### Collected data entries
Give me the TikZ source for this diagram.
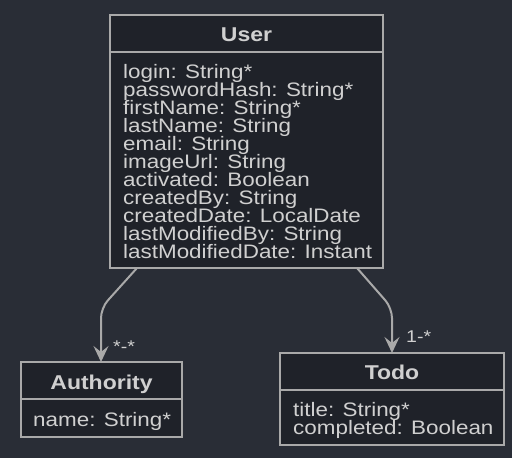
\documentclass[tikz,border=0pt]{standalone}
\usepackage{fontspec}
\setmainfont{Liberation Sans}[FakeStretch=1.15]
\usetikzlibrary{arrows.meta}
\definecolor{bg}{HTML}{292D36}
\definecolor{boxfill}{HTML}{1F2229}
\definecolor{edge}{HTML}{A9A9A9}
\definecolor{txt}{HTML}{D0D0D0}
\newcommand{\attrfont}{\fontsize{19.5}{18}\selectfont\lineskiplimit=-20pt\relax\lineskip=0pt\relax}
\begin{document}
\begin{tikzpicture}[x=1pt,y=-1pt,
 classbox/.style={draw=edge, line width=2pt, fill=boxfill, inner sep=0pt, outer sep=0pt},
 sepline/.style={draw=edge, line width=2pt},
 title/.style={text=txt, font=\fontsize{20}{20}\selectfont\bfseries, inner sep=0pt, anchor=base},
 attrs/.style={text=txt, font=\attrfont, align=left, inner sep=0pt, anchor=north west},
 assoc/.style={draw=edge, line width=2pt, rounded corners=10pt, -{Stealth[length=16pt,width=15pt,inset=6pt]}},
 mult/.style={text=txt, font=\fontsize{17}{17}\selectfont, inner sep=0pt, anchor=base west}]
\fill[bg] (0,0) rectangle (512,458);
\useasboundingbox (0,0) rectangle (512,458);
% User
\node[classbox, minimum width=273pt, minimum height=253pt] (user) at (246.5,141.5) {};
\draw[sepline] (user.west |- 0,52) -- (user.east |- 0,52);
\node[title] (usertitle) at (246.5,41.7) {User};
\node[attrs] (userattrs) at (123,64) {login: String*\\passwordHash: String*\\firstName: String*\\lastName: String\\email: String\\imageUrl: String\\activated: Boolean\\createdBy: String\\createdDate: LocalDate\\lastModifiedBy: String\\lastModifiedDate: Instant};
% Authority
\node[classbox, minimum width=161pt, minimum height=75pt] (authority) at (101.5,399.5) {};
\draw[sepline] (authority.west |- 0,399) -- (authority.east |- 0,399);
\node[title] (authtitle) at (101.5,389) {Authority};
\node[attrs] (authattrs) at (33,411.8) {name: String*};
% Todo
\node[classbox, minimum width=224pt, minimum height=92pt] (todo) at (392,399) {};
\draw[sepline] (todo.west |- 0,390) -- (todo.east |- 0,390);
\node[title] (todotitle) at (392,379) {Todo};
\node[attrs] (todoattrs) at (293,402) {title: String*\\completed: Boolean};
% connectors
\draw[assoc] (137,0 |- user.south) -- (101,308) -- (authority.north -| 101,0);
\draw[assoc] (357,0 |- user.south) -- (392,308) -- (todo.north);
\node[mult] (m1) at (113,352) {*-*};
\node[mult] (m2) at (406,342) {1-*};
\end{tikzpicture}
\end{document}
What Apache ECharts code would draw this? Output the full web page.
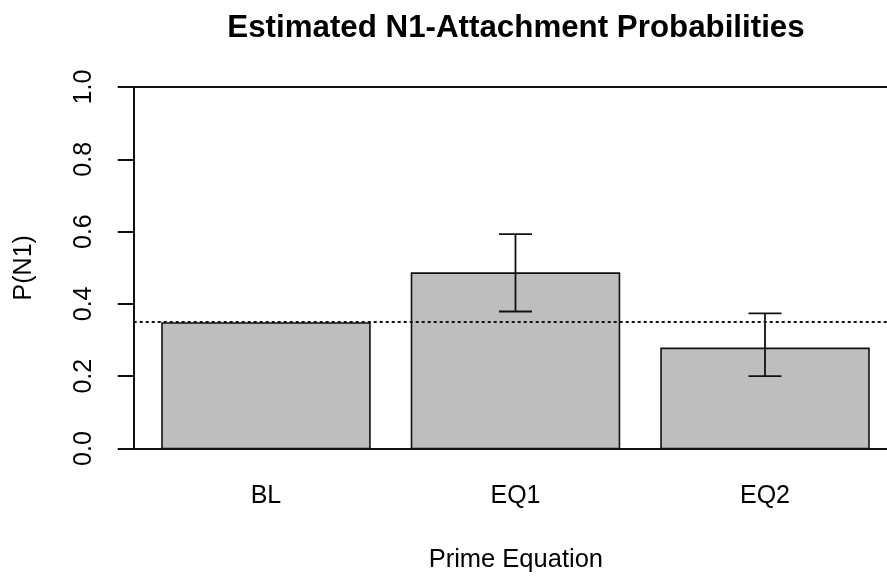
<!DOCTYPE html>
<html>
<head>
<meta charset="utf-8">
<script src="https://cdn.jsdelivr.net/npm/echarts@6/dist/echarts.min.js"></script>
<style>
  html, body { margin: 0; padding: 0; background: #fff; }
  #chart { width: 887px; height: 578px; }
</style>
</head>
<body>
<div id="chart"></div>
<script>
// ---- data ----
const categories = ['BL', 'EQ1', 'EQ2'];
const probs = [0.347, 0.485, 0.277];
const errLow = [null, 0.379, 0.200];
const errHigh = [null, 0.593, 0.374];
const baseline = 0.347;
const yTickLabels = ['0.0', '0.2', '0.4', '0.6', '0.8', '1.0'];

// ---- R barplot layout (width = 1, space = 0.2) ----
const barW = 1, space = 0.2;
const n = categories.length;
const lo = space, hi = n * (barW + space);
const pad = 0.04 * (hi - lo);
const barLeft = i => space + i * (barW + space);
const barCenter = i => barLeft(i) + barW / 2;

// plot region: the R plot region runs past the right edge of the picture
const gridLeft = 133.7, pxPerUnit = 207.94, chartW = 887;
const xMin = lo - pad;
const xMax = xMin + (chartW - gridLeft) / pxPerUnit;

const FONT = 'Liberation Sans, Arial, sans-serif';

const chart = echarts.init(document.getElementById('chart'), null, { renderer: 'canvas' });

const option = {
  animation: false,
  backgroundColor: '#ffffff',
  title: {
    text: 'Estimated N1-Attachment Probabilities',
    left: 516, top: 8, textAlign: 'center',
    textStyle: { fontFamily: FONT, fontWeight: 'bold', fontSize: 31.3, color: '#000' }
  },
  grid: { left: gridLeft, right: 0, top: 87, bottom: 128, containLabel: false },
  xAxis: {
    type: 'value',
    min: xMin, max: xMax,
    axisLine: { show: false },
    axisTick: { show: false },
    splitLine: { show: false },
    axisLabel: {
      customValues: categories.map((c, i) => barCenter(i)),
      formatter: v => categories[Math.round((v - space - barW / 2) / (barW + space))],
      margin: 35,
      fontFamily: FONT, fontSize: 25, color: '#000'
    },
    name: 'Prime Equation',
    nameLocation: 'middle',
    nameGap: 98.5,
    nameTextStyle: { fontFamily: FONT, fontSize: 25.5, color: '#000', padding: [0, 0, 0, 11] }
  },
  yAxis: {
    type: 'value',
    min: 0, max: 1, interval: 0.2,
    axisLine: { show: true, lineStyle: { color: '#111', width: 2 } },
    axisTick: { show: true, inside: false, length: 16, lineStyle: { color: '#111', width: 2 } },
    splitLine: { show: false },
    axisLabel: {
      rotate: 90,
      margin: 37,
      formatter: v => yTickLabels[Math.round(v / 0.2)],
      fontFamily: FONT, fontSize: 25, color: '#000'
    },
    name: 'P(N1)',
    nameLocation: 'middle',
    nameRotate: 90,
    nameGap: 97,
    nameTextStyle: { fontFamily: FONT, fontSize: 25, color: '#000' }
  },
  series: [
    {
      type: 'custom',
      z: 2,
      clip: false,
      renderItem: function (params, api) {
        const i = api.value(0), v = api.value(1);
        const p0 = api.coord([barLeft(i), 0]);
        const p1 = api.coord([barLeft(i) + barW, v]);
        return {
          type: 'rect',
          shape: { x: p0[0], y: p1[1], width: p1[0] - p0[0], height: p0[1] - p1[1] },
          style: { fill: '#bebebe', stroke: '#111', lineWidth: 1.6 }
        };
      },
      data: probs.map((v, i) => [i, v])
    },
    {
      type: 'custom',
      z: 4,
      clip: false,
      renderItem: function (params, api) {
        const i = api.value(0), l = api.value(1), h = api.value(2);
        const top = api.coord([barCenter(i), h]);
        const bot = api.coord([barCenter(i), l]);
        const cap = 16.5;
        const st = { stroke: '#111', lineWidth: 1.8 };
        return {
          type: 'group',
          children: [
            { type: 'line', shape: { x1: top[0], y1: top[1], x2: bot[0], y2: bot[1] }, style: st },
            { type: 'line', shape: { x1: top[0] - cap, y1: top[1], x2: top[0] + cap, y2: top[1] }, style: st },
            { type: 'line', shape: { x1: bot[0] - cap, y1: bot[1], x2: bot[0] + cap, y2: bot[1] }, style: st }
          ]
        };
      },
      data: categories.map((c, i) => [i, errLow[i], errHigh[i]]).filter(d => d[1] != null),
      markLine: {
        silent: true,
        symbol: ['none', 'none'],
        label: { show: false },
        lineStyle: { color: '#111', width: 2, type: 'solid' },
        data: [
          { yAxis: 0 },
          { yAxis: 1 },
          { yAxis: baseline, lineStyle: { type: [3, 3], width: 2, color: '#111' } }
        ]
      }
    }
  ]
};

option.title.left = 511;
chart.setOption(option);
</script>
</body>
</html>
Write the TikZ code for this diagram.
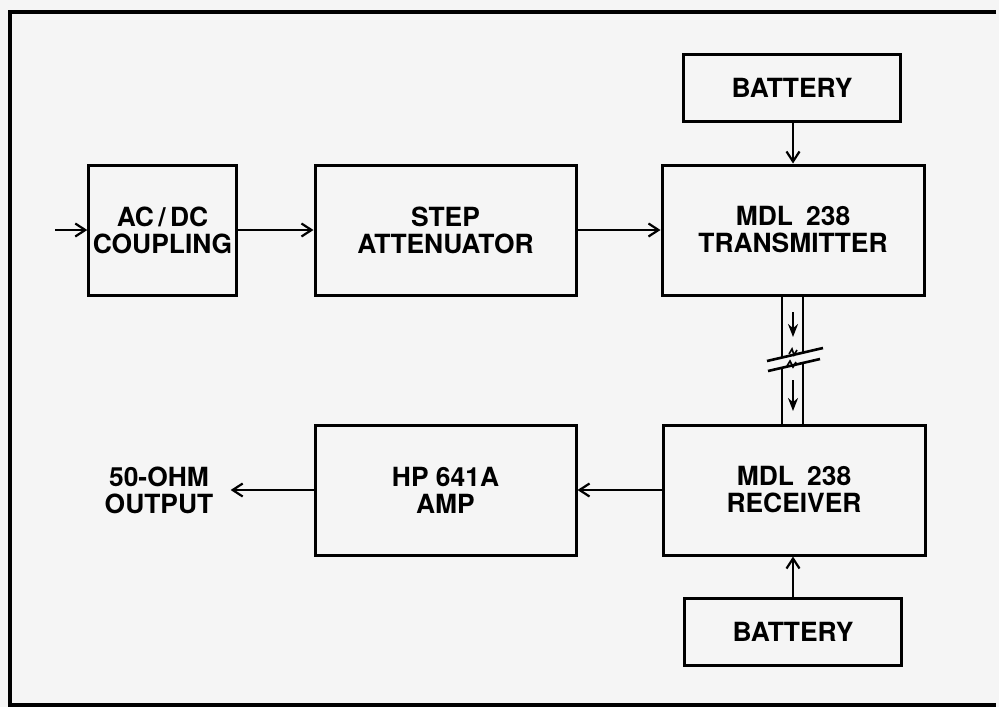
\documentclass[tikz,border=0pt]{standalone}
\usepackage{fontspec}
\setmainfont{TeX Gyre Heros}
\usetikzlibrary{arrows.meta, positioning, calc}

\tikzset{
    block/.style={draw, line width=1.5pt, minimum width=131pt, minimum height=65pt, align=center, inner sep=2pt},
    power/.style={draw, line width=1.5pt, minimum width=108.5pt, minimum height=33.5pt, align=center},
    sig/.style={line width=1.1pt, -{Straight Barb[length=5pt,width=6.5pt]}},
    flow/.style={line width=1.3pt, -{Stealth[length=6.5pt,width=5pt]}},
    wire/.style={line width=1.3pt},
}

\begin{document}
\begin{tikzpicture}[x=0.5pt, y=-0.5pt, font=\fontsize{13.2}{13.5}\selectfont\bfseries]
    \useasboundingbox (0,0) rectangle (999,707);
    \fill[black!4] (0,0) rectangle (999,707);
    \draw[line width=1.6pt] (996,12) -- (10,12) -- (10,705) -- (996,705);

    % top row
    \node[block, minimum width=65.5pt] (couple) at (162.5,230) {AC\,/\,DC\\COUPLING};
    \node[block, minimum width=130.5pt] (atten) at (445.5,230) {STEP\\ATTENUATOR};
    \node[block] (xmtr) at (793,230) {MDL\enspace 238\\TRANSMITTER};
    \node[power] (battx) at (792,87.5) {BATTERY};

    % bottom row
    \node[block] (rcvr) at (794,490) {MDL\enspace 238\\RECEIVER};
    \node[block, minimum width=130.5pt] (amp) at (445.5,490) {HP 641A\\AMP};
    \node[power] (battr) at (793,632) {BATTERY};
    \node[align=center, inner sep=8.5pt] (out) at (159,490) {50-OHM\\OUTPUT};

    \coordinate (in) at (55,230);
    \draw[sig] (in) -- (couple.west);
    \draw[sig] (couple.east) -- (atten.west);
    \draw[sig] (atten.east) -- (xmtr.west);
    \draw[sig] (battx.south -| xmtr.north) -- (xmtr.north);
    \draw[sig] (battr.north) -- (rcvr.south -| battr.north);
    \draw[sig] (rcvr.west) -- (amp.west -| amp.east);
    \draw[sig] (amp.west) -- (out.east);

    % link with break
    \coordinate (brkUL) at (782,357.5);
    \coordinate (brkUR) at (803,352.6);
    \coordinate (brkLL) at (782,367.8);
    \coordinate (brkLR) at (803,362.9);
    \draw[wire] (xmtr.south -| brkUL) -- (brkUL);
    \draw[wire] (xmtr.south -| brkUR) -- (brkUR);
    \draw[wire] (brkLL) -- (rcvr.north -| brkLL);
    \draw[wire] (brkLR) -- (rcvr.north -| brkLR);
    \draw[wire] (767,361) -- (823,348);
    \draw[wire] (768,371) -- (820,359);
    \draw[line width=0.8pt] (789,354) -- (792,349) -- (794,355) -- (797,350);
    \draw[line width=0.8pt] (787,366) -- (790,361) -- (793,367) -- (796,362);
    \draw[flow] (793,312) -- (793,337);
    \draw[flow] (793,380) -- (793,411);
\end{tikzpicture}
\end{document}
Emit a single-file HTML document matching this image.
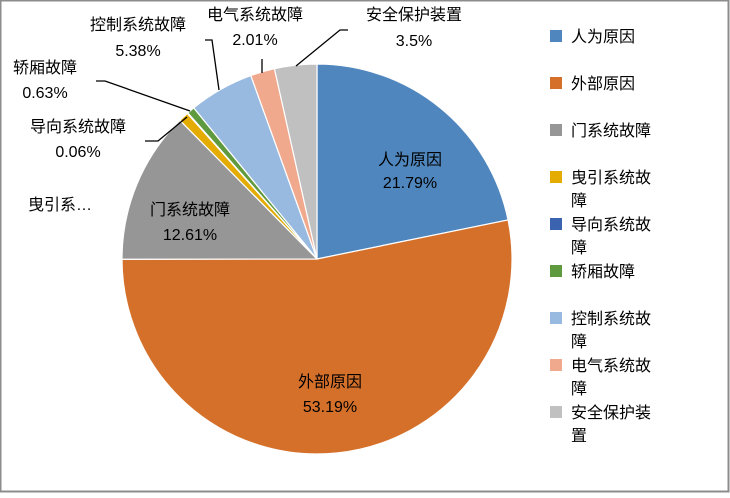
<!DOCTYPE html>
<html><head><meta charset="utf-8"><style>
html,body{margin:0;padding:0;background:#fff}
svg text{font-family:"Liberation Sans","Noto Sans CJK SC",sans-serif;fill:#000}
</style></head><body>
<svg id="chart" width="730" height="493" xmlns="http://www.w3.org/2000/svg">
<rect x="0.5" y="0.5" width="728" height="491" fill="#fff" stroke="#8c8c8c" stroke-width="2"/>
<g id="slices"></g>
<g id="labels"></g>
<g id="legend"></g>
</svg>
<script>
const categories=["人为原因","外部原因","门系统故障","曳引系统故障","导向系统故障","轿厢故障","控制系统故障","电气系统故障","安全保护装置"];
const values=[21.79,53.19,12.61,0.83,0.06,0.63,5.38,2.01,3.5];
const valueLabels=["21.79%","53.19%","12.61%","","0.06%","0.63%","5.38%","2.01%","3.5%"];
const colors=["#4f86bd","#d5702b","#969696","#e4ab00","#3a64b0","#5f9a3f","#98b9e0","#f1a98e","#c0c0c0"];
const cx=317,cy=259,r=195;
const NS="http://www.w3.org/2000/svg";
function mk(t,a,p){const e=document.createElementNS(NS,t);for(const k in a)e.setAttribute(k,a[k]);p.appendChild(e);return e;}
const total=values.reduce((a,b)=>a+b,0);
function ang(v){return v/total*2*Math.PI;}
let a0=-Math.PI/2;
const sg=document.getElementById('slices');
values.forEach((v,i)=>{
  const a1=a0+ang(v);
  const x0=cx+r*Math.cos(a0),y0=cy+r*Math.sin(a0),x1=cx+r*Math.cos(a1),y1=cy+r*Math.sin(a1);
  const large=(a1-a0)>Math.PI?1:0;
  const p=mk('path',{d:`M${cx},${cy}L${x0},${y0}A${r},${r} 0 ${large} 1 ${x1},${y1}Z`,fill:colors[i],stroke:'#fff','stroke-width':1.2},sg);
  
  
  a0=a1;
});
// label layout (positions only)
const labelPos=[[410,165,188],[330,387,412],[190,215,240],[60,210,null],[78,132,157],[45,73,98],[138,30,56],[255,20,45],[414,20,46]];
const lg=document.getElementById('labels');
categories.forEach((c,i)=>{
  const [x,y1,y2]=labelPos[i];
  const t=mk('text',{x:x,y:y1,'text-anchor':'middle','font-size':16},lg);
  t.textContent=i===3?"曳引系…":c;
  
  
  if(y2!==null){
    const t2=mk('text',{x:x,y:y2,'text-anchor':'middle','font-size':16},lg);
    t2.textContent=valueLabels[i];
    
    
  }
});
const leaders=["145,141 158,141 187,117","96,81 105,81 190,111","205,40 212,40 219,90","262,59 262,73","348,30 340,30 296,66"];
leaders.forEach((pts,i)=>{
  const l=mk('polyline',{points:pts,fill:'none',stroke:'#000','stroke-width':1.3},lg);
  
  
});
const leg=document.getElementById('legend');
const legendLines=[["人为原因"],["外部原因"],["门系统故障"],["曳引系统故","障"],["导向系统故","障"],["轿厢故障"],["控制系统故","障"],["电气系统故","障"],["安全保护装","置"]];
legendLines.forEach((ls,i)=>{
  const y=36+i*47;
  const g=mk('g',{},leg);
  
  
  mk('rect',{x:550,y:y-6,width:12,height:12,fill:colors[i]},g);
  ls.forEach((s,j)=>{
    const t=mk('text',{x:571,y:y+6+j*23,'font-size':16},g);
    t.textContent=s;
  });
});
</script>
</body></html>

### Aim
Starting at the line containing "Write the TikZ code for this diagram." and ending at the line containing "(battx) at (792,87.5)", copy those lines exactly, both included, and nothing more. Leave out any picture.

### Task response
Write the TikZ code for this diagram.
\documentclass[tikz,border=0pt]{standalone}
\usepackage{fontspec}
\setmainfont{TeX Gyre Heros}
\usetikzlibrary{arrows.meta, positioning, calc}

\tikzset{
    block/.style={draw, line width=1.5pt, minimum width=131pt, minimum height=65pt, align=center, inner sep=2pt},
    power/.style={draw, line width=1.5pt, minimum width=108.5pt, minimum height=33.5pt, align=center},
    sig/.style={line width=1.1pt, -{Straight Barb[length=5pt,width=6.5pt]}},
    flow/.style={line width=1.3pt, -{Stealth[length=6.5pt,width=5pt]}},
    wire/.style={line width=1.3pt},
}

\begin{document}
\begin{tikzpicture}[x=0.5pt, y=-0.5pt, font=\fontsize{13.2}{13.5}\selectfont\bfseries]
    \useasboundingbox (0,0) rectangle (999,707);
    \fill[black!4] (0,0) rectangle (999,707);
    \draw[line width=1.6pt] (996,12) -- (10,12) -- (10,705) -- (996,705);

    % top row
    \node[block, minimum width=65.5pt] (couple) at (162.5,230) {AC\,/\,DC\\COUPLING};
    \node[block, minimum width=130.5pt] (atten) at (445.5,230) {STEP\\ATTENUATOR};
    \node[block] (xmtr) at (793,230) {MDL\enspace 238\\TRANSMITTER};
    \node[power] (battx) at (792,87.5) {BATTERY};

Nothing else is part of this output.